The best alternative would be to go around on bike. The paths between temples can be tight and many areas within temple clusters are narrow and winding, off-access to four-wheeled vehicles. Fair warning that peddling on the sometimes sandy paths can be hazardous and though the terrain is mostly flat, you will still encounter the odd slope here and there.
If you don’t think your legs will be able to hold out, rent a e-scooter instead. No license is needed and you’ll be able to zip safely from one temple to another with little difficulty, and no license is required to drive one of these, just good balance and some courage if you have never done so. It does have a speed limit of 40km/h, so those use to faster speeds might find it slow
6. Take a refreshing horse ride
One of the more unique ways to see the temples in Bagan is on horseback, which I got the chance to do during a recent trip. Ayeindamar Travel and Tours offers several horseback tours in Bagan, some which span several days, and we went on a special sunrise trot (US$95, 2.5hours). We arrived at base camp while it was still pitch black and were provided with shin to knee guards to wear over our shoes in place of traditional riding boots.
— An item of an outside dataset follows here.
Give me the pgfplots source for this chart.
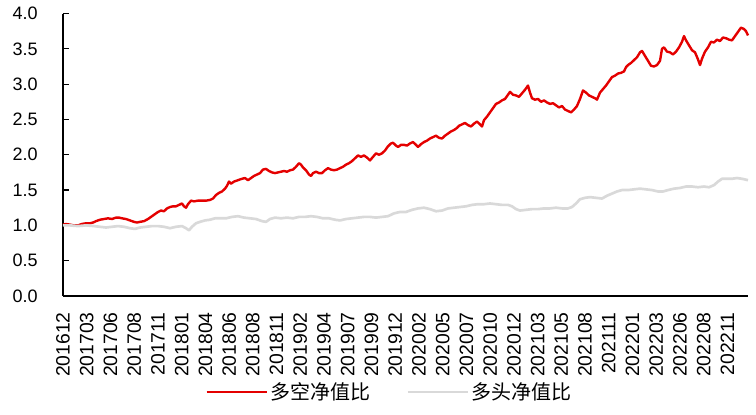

Have no riding experience? Don’t worry. You will be accompanied by a trainer who will guide the horse by a rope throughout your entire ride. Those with more experience can opt to do the ride on their own. For those who haven’t ridden much before, your thighs may hurt after the two-hour long ride, and it can get bumpy at times.
7. Take a hot air balloon ride
One of the most recommended and expensive activities to do in Bagan, and for good reason. It’s a stunning view of Bagan and its temples that you get from high up in the air. A ride will easily set you back upwards of US$290 and even at that price, it is booked solid weeks in advance. You have to go during the right season too, from October to March as the balloons don’t take flight outside of that timeframe. Three companies, Balloons Over Bagan, Oriental Ballooning and Golden Eagle, dominate the Bagan skies, and all companies will include an early morning pick up from your accommodation.
Which of these activities in Bagan do you think you will enjoy the most?